Start of Provided data
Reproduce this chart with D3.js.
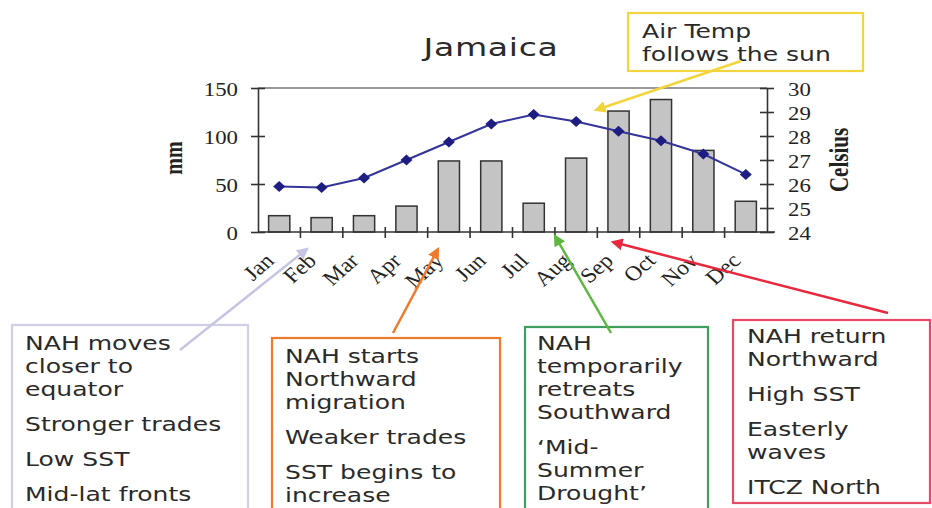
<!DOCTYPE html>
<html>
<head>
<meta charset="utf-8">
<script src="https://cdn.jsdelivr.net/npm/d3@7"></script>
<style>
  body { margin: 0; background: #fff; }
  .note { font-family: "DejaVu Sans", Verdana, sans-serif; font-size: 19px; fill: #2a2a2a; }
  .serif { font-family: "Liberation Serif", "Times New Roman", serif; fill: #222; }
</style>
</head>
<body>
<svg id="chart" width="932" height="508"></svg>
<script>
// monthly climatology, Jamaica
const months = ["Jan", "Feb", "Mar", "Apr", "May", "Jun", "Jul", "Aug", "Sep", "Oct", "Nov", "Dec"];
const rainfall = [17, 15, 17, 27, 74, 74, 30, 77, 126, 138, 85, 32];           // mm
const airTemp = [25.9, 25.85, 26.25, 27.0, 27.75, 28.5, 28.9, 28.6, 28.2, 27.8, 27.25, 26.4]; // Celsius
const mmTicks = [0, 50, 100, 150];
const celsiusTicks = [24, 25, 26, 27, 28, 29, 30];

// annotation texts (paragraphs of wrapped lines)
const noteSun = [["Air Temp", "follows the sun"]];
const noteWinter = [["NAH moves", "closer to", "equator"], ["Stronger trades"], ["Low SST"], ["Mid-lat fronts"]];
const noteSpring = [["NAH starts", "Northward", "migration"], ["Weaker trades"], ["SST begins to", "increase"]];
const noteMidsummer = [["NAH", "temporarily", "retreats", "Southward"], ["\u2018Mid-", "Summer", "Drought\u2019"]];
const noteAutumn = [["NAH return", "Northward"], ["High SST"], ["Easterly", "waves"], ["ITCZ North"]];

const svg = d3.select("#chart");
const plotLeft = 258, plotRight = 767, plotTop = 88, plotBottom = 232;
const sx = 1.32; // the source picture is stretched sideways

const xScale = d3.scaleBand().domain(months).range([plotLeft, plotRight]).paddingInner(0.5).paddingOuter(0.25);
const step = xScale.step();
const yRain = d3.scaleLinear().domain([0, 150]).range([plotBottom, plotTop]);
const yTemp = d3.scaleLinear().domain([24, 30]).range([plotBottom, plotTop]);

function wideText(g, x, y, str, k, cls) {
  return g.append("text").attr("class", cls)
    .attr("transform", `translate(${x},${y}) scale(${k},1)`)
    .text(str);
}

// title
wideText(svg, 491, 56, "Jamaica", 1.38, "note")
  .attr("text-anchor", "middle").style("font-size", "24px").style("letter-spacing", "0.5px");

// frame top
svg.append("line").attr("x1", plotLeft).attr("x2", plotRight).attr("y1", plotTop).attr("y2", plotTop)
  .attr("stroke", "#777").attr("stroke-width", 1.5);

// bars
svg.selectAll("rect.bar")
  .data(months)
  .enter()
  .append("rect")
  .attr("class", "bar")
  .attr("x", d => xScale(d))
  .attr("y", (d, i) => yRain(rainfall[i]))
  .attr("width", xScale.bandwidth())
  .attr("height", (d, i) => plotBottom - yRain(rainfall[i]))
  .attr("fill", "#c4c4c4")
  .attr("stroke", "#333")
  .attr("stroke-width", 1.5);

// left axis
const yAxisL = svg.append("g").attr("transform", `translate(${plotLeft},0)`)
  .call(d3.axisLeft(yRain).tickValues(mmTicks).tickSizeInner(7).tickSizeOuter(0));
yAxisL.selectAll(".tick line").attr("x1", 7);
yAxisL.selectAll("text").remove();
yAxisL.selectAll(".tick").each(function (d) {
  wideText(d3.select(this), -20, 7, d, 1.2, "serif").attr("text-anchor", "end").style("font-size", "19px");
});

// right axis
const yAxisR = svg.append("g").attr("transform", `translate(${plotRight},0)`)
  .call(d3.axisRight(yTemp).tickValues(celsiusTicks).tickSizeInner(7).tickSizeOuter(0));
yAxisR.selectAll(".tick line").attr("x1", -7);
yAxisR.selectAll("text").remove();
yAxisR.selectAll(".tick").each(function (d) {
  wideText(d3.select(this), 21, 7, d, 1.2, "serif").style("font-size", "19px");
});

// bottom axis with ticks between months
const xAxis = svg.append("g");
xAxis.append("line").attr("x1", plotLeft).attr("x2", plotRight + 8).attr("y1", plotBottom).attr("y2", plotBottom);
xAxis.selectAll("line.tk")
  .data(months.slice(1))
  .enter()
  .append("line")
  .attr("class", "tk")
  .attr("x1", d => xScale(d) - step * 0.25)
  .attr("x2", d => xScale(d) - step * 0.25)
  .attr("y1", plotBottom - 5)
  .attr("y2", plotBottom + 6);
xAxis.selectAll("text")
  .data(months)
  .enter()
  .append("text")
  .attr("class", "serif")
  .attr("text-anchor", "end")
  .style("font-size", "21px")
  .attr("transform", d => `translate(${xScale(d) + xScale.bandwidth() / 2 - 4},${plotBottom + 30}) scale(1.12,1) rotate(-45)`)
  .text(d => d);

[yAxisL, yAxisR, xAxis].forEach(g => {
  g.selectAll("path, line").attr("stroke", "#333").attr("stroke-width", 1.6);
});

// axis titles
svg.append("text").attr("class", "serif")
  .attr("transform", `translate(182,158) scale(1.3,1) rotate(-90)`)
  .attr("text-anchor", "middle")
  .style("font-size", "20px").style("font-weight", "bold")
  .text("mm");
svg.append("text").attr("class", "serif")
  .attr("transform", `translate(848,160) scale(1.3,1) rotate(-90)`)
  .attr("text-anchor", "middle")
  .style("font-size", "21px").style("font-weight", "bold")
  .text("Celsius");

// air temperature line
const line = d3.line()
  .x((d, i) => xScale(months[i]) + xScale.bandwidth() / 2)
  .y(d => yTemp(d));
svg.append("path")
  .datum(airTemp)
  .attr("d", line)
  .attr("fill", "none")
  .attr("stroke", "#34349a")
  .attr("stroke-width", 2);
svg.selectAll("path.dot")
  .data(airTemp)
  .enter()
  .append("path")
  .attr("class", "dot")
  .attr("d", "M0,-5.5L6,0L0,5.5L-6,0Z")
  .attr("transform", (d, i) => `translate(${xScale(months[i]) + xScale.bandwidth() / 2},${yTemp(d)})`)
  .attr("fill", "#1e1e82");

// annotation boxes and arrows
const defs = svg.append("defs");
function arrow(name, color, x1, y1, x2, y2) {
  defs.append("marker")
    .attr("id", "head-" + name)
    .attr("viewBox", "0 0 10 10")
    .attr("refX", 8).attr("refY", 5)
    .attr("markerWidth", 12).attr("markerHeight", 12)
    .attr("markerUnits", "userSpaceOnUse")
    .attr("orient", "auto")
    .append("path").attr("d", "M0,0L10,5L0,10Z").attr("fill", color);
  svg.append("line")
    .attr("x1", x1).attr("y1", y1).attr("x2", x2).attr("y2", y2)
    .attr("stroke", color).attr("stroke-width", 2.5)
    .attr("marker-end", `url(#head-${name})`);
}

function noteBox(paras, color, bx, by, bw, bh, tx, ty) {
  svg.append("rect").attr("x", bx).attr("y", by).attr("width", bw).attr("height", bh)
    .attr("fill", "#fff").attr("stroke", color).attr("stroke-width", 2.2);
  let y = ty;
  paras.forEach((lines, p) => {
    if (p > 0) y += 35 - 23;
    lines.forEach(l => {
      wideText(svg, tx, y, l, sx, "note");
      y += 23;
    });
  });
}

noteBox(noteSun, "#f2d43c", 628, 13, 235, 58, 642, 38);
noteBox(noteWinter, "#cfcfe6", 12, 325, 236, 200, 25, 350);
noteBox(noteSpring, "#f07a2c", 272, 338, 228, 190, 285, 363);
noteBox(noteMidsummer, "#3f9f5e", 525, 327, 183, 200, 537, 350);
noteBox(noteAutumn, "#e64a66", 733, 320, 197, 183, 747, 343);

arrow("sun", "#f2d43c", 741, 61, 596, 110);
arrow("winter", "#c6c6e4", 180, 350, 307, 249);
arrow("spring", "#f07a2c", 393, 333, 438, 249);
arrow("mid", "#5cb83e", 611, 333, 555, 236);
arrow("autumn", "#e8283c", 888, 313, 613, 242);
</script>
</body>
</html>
End of Provided data
Leave the pictures out and reproduce exactly the lines from the top of the listing above through the line with "const celsiusTicks = [24, 25, 26, 27, 28, 29, 30];".

Reproduce this chart with D3.js.
<!DOCTYPE html>
<html>
<head>
<meta charset="utf-8">
<script src="https://cdn.jsdelivr.net/npm/d3@7"></script>
<style>
  body { margin: 0; background: #fff; }
  .note { font-family: "DejaVu Sans", Verdana, sans-serif; font-size: 19px; fill: #2a2a2a; }
  .serif { font-family: "Liberation Serif", "Times New Roman", serif; fill: #222; }
</style>
</head>
<body>
<svg id="chart" width="932" height="508"></svg>
<script>
// monthly climatology, Jamaica
const months = ["Jan", "Feb", "Mar", "Apr", "May", "Jun", "Jul", "Aug", "Sep", "Oct", "Nov", "Dec"];
const rainfall = [17, 15, 17, 27, 74, 74, 30, 77, 126, 138, 85, 32];           // mm
const airTemp = [25.9, 25.85, 26.25, 27.0, 27.75, 28.5, 28.9, 28.6, 28.2, 27.8, 27.25, 26.4]; // Celsius
const mmTicks = [0, 50, 100, 150];
const celsiusTicks = [24, 25, 26, 27, 28, 29, 30];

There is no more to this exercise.